Mr Brown is also privy to the expanding divide between the rich and the poor, which he says is getting bigger by the day.
"I see it all, from dropping off wealthy people and the poor, I get to have an insight into their life and it's heartbreaking." One night a woman who was in desperate need to get home to her children but was broke, offered to sleep with Mr Brown because she only had $8.
"You know when someone offers themselves, you know they are desperate, it made me feel for her situation."
He declined the offer and instead took the woman into the supermarket and bought her the essentials to feed her children.
He told her to pick out an ice cream for the kids.
"I'm not the richest man, but I look and see what is happening around this world and I feel lucky to have what I have, and on this night I was able to help."
His popularity with his customers is obvious, he has regular clients, in particular a gentleman in his late 50s who has been carted around by Mr Brown for more than 20 years.
Through his work Mr Brown has met the rich and the famous, he has driven Colin Meades, Todd Blackadder but his favorite was driving lyrical weaver Sam Hunt.

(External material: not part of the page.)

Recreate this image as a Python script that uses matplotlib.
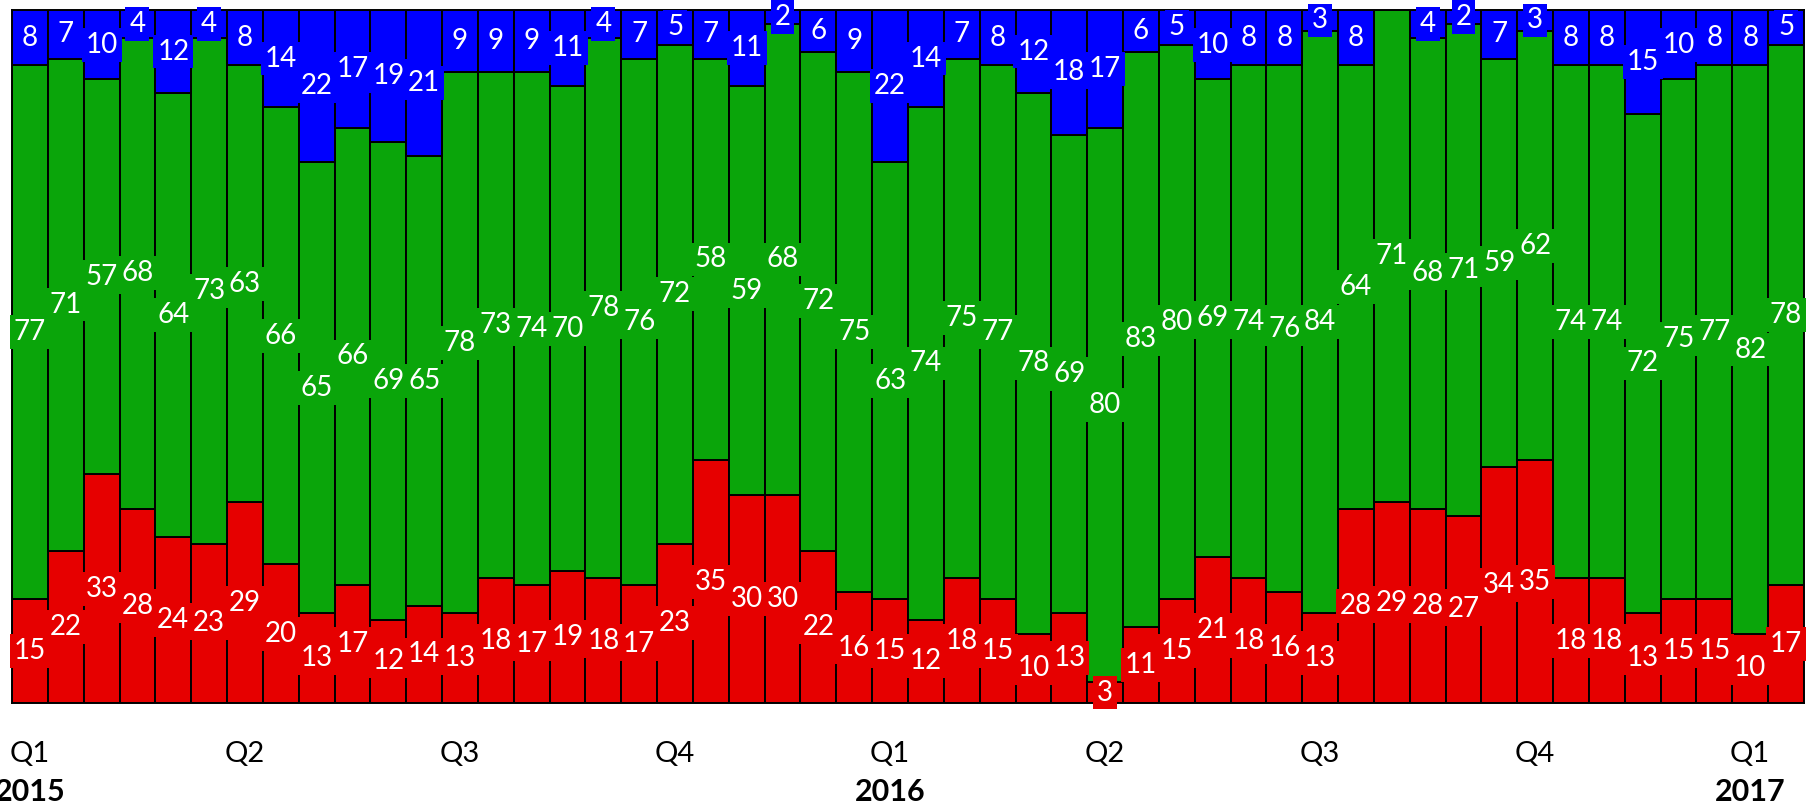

"He is a brilliant man. I should have given him a freebie, but I had the meter on so he had to pay full price."
Through his job Mr Brown has made life long friends.
He and his family have been invited to weddings, birthdays and have attended the odd funeral.
Starting at 4.30pm and finishing at 5.30am the next day has allowed him to see the underbelly of Waikato's largest city. He may not remember your name but he has the ability to match a face with an address.
He has seen the strong weep and the mighty fall, but these are nameless stories that he will take to the grave.